What is asked
Look below for the line with "Convert this diagram to TikZ code." and the line with "(11,7) -- (500,7);"; repeat exactly those two lines and all lines between them, but no pictures.

(Extracted data entries)
########################################
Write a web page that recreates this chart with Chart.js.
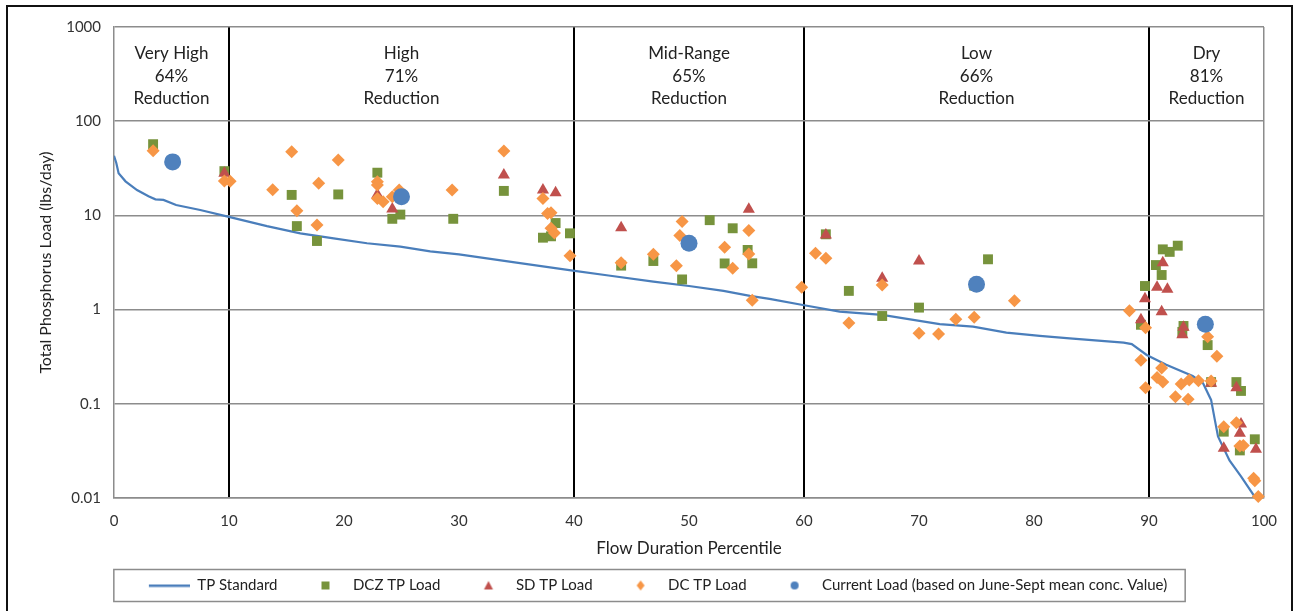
<!DOCTYPE html>
<html>
<head>
<meta charset="utf-8">
<script src="https://cdn.jsdelivr.net/npm/chart.js@4.4.1/dist/chart.umd.min.js"></script>
<style>
  html, body { margin: 0; padding: 0; background: #fff; }
  #wrap { position: relative; width: 1297px; height: 611px; overflow: hidden; }
  #frame { position: absolute; left: 6px; top: 5px; width: 1287px; height: 640px; border: 2px solid #111; box-sizing: border-box; }
  #chart { position: absolute; left: 0; top: 0; }
</style>
</head>
<body>
<div id="wrap">
  <div id="frame"></div>
  <canvas id="chart" width="1297" height="611"></canvas>
</div>
<script>
// TP standard (flow duration curve)
const tpX = [0, 0.2, 0.4, 1, 2, 3, 3.6, 4.3, 5.4, 7.5, 9.9, 13.3, 16.2, 19.1, 22, 24.9, 27.5, 30, 35, 39.9, 43, 46.9, 50, 53, 55.3, 57, 59.9, 63.1, 66.8, 71.8, 74.7, 77.6, 80.5, 83.1, 87.8, 88.5, 89.8, 91.5, 93.8, 94.7, 95.4, 95.7, 96.0, 97, 98, 99.1, 99.6];
const tpY = [43, 36, 28, 23, 18.6, 16, 14.8, 14.6, 12.9, 11.4, 9.7, 7.7, 6.45, 5.7, 5.06, 4.66, 4.15, 3.85, 3.15, 2.59, 2.3, 1.98, 1.78, 1.58, 1.4, 1.3, 1.12, 0.95, 0.88, 0.7, 0.66, 0.57, 0.525, 0.495, 0.446, 0.43, 0.33, 0.26, 0.197, 0.165, 0.11, 0.07, 0.045, 0.025, 0.017, 0.0107, 0.0098];

// DCZ TP Load
const dczX = [3.4, 9.6, 15.45, 15.9, 17.65, 19.5, 22.9, 24.2, 24.9, 29.5, 33.9, 37.3, 38.0, 38.4, 39.65, 44.1, 46.9, 49.4, 51.8, 53.1, 53.8, 55.1, 55.5, 61.9, 63.9, 66.8, 70.0, 74.8, 76.0, 89.3, 89.65, 90.6, 91.1, 91.2, 91.8, 92.5, 93.0, 92.9, 95.1, 95.4, 96.5, 97.6, 98.0, 97.9, 99.2];
const dczY = [57, 29.5, 16.5, 7.7, 5.35, 16.7, 28.4, 9.2, 10.2, 9.2, 18.2, 5.8, 6.0, 8.3, 6.45, 2.93, 3.28, 2.09, 8.9, 3.09, 7.3, 4.3, 3.1, 6.3, 1.58, 0.855, 1.05, 1.8, 3.42, 0.69, 1.78, 2.97, 2.33, 4.36, 4.1, 4.77, 0.67, 0.58, 0.42, 0.17, 0.0506, 0.17, 0.137, 0.032, 0.042];

// SD TP Load
const sdX = [9.6, 22.9, 24.2, 33.9, 37.3, 38.4, 44.1, 55.2, 61.9, 66.8, 70.0, 89.3, 89.65, 90.7, 91.1, 91.2, 91.6, 93.0, 92.9, 95.4, 97.6, 98.0, 97.9, 96.5, 99.3];
const sdY = [28, 16.7, 11.7, 26.8, 18.6, 17.4, 7.4, 11.6, 6.2, 2.15, 3.28, 0.78, 1.30, 1.73, 0.95, 3.15, 1.64, 0.65, 0.54, 0.165, 0.148, 0.061, 0.0487, 0.0337, 0.033];

// DC TP Load
const dcX = [3.4, 9.6, 10.1, 13.8, 15.45, 15.9, 17.8, 17.65, 19.5, 22.9, 22.9, 22.9, 23.4, 24.2, 24.8, 29.4, 33.9, 37.3, 37.7, 38.0, 38.0, 38.3, 39.65, 44.1, 46.9, 48.9, 49.4, 49.2, 53.1, 53.8, 55.2, 55.2, 55.5, 59.8, 61.0, 61.9, 63.9, 66.8, 70.0, 71.7, 73.2, 74.8, 78.3, 88.3, 89.7, 89.3, 89.7, 90.7, 91.1, 91.2, 92.3, 92.8, 93.4, 93.5, 94.3, 95.1, 95.4, 95.9, 96.5, 97.6, 97.9, 98.2, 99.1, 99.2, 99.5];
const dcY = [48.6, 23.2, 23, 18.7, 47.5, 11.2, 21.9, 7.9, 38.7, 22.8, 21, 15.1, 14, 15.8, 18.6, 18.6, 48.3, 15.1, 10.5, 10.7, 7.3, 6.5, 3.73, 3.15, 3.87, 2.92, 8.6, 6.1, 4.58, 2.74, 6.9, 3.9, 1.26, 1.73, 3.96, 3.5, 0.72, 1.82, 0.56, 0.55, 0.79, 0.83, 1.24, 0.97, 0.64, 0.29, 0.148, 0.19, 0.24, 0.17, 0.119, 0.162, 0.112, 0.179, 0.176, 0.515, 0.175, 0.32, 0.057, 0.063, 0.0356, 0.036, 0.0162, 0.0152, 0.0104];

// Current load (June-Sept mean conc.)
const curX = [5.1, 25.0, 50.0, 75.0, 94.9];
const curY = [37, 15.8, 5.06, 1.86, 0.70];

// flow zones
const zoneEdges = [0, 10, 40, 60, 90, 100];
const zoneNames = ["Very High", "High", "Mid-Range", "Low", "Dry"];
const zoneReductions = ["64%", "71%", "65%", "66%", "81%"];

const xTicks = [0, 10, 20, 30, 40, 50, 60, 70, 80, 90, 100];
const yTicks = [0.01, 0.1, 1, 10, 100, 1000];

const FONT = "Lato, 'Liberation Sans', sans-serif";
const gridGray = "#8c8c8c";
const colors = { tp: "#4A7EBB", dcz: "#77933C", sd: "#C0504D", dc: "#F79646", cur: "#4F81BD" };

function pts(xs, ys) {
  return xs.map((x, i) => ({ x: x, y: ys[i] }));
}

// legend markers: wide icons so the marker sits apart from the previous text, like Excel
function legendIcon(draw) {
  const c = document.createElement("canvas");
  c.width = 60;
  c.height = 16;
  draw(c.getContext("2d"));
  return c;
}
const legendIcons = [
  legendIcon((g) => { g.fillStyle = colors.tp; g.fillRect(19, 7, 41, 2.5); }),
  legendIcon((g) => { g.fillStyle = colors.dcz; g.fillRect(36, 4, 8, 8); }),
  legendIcon((g) => { g.fillStyle = colors.sd; g.beginPath(); g.moveTo(40, 3.5); g.lineTo(44.5, 12); g.lineTo(35.5, 12); g.closePath(); g.fill(); }),
  legendIcon((g) => { g.fillStyle = colors.dc; g.beginPath(); g.moveTo(40, 3); g.lineTo(44, 8); g.lineTo(40, 13); g.lineTo(36, 8); g.closePath(); g.fill(); }),
  legendIcon((g) => { g.fillStyle = colors.cur; g.beginPath(); g.arc(40, 8, 4, 0, Math.PI * 2); g.fill(); }),
];

const innerEdges = zoneEdges.slice(1, -1);

const zoneLabels = {
  id: "zoneLabels",
  afterDatasetsDraw(chart) {
    const { ctx, scales } = chart;
    const yc = scales.y.getPixelForValue(Math.sqrt(1000 * 100)) + 2;
    ctx.save();
    ctx.font = "17px " + FONT;
    ctx.fillStyle = "#222";
    ctx.textAlign = "center";
    ctx.textBaseline = "middle";
    zoneNames.forEach((name, i) => {
      const xc = scales.x.getPixelForValue((zoneEdges[i] + zoneEdges[i + 1]) / 2);
      ctx.fillText(name, xc, yc - 22.5);
      ctx.fillText(zoneReductions[i], xc, yc);
      ctx.fillText("Reduction", xc, yc + 22.5);
    });
    ctx.restore();
  },
};

const legendBox = {
  id: "legendBox",
  afterDraw(chart) {
    const hb = chart.legend.legendHitBoxes;
    if (!hb || !hb.length) return;
    const left = Math.min(...hb.map((h) => h.left)) + 19 - 35;
    const right = Math.max(...hb.map((h) => h.left + h.width)) + 18;
    const cy = hb[0].top + hb[0].height / 2;
    const ctx = chart.ctx;
    ctx.save();
    ctx.strokeStyle = gridGray;
    ctx.lineWidth = 1.5;
    ctx.strokeRect(left, cy - 16, right - left, 32);
    ctx.restore();
  },
};

new Chart(document.getElementById("chart"), {
  type: "scatter",
  data: {
    datasets: [
      {
        type: "line",
        label: "TP Standard",
        data: pts(tpX, tpY),
        borderColor: colors.tp,
        backgroundColor: colors.tp,
        borderWidth: 2.2,
        pointRadius: 0,
        tension: 0,
        order: 5,
      },
      {
        label: "DCZ TP Load",
        data: pts(dczX, dczY),
        pointStyle: "rect",
        pointRadius: 7,
        backgroundColor: colors.dcz,
        borderWidth: 0,
        clip: false,
        order: 4,
      },
      {
        label: "SD TP Load",
        data: pts(sdX, sdY),
        pointStyle: "triangle",
        pointRadius: 7,
        backgroundColor: colors.sd,
        borderWidth: 0,
        clip: false,
        order: 3,
      },
      {
        label: "DC TP Load",
        data: pts(dcX, dcY),
        pointStyle: "rectRot",
        pointRadius: 6.5,
        backgroundColor: colors.dc,
        borderWidth: 0,
        clip: false,
        order: 2,
      },
      {
        label: "Current Load (based on June-Sept mean conc. Value)",
        data: pts(curX, curY),
        pointStyle: "circle",
        pointRadius: 8.5,
        backgroundColor: colors.cur,
        borderWidth: 0,
        clip: false,
        order: 1,
      },
    ],
  },
  options: {
    responsive: false,
    animation: false,
    devicePixelRatio: 1,
    events: [],
    layout: { padding: { top: 27, left: 0, right: 0, bottom: 8 } },
    scales: {
      x: {
        type: "linear",
        min: 0,
        max: 100,
        afterBuildTicks(s) { s.ticks = xTicks.map((v) => ({ value: v })); },
        ticks: { color: "#333", font: { family: FONT, size: 15 }, padding: 14 },
        grid: {
          drawTicks: false,
          color: (c) => innerEdges.includes(c.tick.value) ? "#000" : (c.tick.value === 100 ? gridGray : "rgba(0,0,0,0)"),
          lineWidth: (c) => innerEdges.includes(c.tick.value) ? 2 : 1.5,
        },
        border: { color: gridGray, width: 1.5 },
        title: {
          display: true,
          text: "Flow Duration Percentile",
          color: "#222",
          font: { family: FONT, size: 17 },
          padding: { top: 0, bottom: 11 },
        },
        afterFit(s) { s.height = 72; },
      },
      y: {
        type: "logarithmic",
        min: 0.01,
        max: 1000,
        afterBuildTicks(s) { s.ticks = yTicks.map((v) => ({ value: v })); },
        ticks: { color: "#333", font: { family: FONT, size: 15 }, padding: 13, callback: (v) => String(v) },
        grid: { drawTicks: false, color: gridGray, lineWidth: 1.5 },
        border: { color: gridGray, width: 1.5 },
        title: {
          display: true,
          text: "Total Phosphorus Load (lbs/day)",
          color: "#222",
          font: { family: FONT, size: 16 },
          padding: { top: 36, bottom: 0 },
        },
        afterFit(s) { s.width = 114; },
      },
      yRight: {
        type: "linear",
        position: "right",
        display: true,
        grid: { display: false, drawTicks: false },
        ticks: { display: false },
        border: { display: false },
        afterFit(s) { s.width = 33; },
      },
    },
    plugins: {
      tooltip: { enabled: false },
      legend: {
        position: "bottom",
        labels: {
          usePointStyle: true,
          pointStyleWidth: 60,
          padding: 8,
          color: "#222",
          font: { family: FONT, size: 15 },
          generateLabels(chart) {
            return chart.data.datasets.map((ds, i) => ({
              text: ds.label,
              datasetIndex: i,
              hidden: false,
              pointStyle: legendIcons[i],
              fillStyle: ds.backgroundColor,
              strokeStyle: ds.backgroundColor,
              lineWidth: 0,
              fontColor: "#222",
            }));
          },
        },
      },
    },
  },
  plugins: [zoneLabels, legendBox],
});
</script>
</body>
</html>
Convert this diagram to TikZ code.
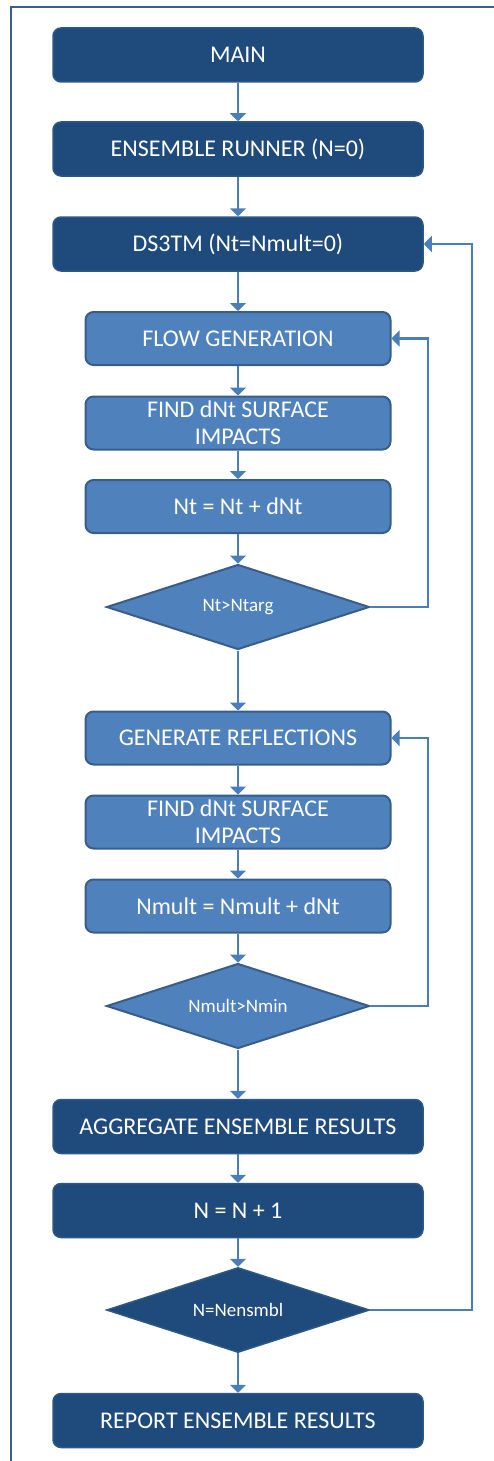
\documentclass[tikz,border=0pt]{standalone}
\usepackage{fontspec}
\setmainfont{Carlito}
\usetikzlibrary{shapes.geometric,arrows.meta}
\definecolor{darkbox}{HTML}{1F4A7C}
\definecolor{darkedge}{HTML}{2C5886}
\definecolor{lightbox}{HTML}{4F81BD}
\definecolor{lightedge}{HTML}{385D8A}
\definecolor{conn}{HTML}{4A7EBB}
\definecolor{frame}{HTML}{3A5F8F}
\begin{document}
\begin{tikzpicture}[x=1pt,y=-1pt,
  darkstep/.style={draw=darkedge,line width=1.5pt,fill=darkbox,rounded corners=8pt,
    minimum width=370pt,minimum height=54pt,text=white,font=\fontsize{24}{27}\selectfont,align=center,inner sep=0pt},
  lightstep/.style={draw=lightedge,line width=2pt,fill=lightbox,rounded corners=8pt,
    minimum width=305pt,minimum height=53pt,text=white,font=\fontsize{24}{27}\selectfont,align=center,inner sep=0pt},
  lightdec/.style={draw=lightedge,line width=2pt,fill=lightbox,diamond,aspect=3.1,
    minimum width=263pt,minimum height=85pt,text=white,font=\fontsize{19}{21}\selectfont,inner sep=0pt},
  darkdec/.style={draw=darkedge,line width=1.5pt,fill=darkbox,diamond,aspect=3.1,
    minimum width=263pt,minimum height=85pt,text=white,font=\fontsize{19}{21}\selectfont,inner sep=0pt},
  arr/.style={draw=conn,line width=2.6pt,-{Triangle[width=16pt,length=8pt]}},
  ln/.style={draw=conn,line width=2.6pt}]
\useasboundingbox (0,0) rectangle (494,1461);
\draw[frame,line width=2.6pt] (11,1470) -- (11,7) -- (500,7);

\node[darkstep] (main) at (238,55) {MAIN};
\node[darkstep] (ens) at (238,149) {ENSEMBLE RUNNER (N=0)};
\node[darkstep] (ds3) at (238,244) {DS3TM (Nt=Nmult=0)};

\node[lightstep] (flow) at (238,338.5) {FLOW GENERATION};
\node[lightstep] (find1) at (238,423) {FIND dNt SURFACE\\IMPACTS};
\node[lightstep] (nt) at (238,506.5) {Nt = Nt + dNt};
\node[lightdec] (d1) at (238,607) {Nt>Ntarg};

\node[lightstep] (gen) at (238,738) {GENERATE REFLECTIONS};
\node[lightstep] (find2) at (238,822) {FIND dNt SURFACE\\IMPACTS};
\node[lightstep] (nm) at (238,906) {Nmult = Nmult + dNt};
\node[lightdec] (d2) at (238,1006) {Nmult>Nmin};

\node[darkstep] (agg) at (238,1126.5) {AGGREGATE ENSEMBLE RESULTS};
\node[darkstep] (n1) at (238,1210.5) {N = N + 1};
\node[darkdec] (d3) at (238,1310) {N=Nensmbl};
\node[darkstep] (rep) at (238,1420.5) {REPORT ENSEMBLE RESULTS};

\draw[arr] (main) -- (ens);
\draw[arr] (ens) -- (ds3);
\draw[arr] (ds3) -- (flow);
\draw[arr] (flow) -- (find1);
\draw[arr] (find1) -- (nt);
\draw[arr] (nt) -- (d1);
\draw[arr] (d1) -- (gen);
\draw[arr] (gen) -- (find2);
\draw[arr] (find2) -- (nm);
\draw[arr] (nm) -- (d2);
\draw[arr] (d2) -- (agg);
\draw[arr] (agg) -- (n1);
\draw[arr] (n1) -- (d3);
\draw[arr] (d3) -- (rep);

\draw[arr] (d1.east) -- (428,607) |- (flow.east);
\draw[arr] (d2.east) -- (428,1006) |- (gen.east);
\draw[arr] (d3.east) -- (472,1310) |- (ds3.east);
\end{tikzpicture}
\end{document}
########################################
Exercise solution
Convert this diagram to TikZ code.
\documentclass[tikz,border=0pt]{standalone}
\usepackage{fontspec}
\setmainfont{Carlito}
\usetikzlibrary{shapes.geometric,arrows.meta}
\definecolor{darkbox}{HTML}{1F4A7C}
\definecolor{darkedge}{HTML}{2C5886}
\definecolor{lightbox}{HTML}{4F81BD}
\definecolor{lightedge}{HTML}{385D8A}
\definecolor{conn}{HTML}{4A7EBB}
\definecolor{frame}{HTML}{3A5F8F}
\begin{document}
\begin{tikzpicture}[x=1pt,y=-1pt,
  darkstep/.style={draw=darkedge,line width=1.5pt,fill=darkbox,rounded corners=8pt,
    minimum width=370pt,minimum height=54pt,text=white,font=\fontsize{24}{27}\selectfont,align=center,inner sep=0pt},
  lightstep/.style={draw=lightedge,line width=2pt,fill=lightbox,rounded corners=8pt,
    minimum width=305pt,minimum height=53pt,text=white,font=\fontsize{24}{27}\selectfont,align=center,inner sep=0pt},
  lightdec/.style={draw=lightedge,line width=2pt,fill=lightbox,diamond,aspect=3.1,
    minimum width=263pt,minimum height=85pt,text=white,font=\fontsize{19}{21}\selectfont,inner sep=0pt},
  darkdec/.style={draw=darkedge,line width=1.5pt,fill=darkbox,diamond,aspect=3.1,
    minimum width=263pt,minimum height=85pt,text=white,font=\fontsize{19}{21}\selectfont,inner sep=0pt},
  arr/.style={draw=conn,line width=2.6pt,-{Triangle[width=16pt,length=8pt]}},
  ln/.style={draw=conn,line width=2.6pt}]
\useasboundingbox (0,0) rectangle (494,1461);
\draw[frame,line width=2.6pt] (11,1470) -- (11,7) -- (500,7);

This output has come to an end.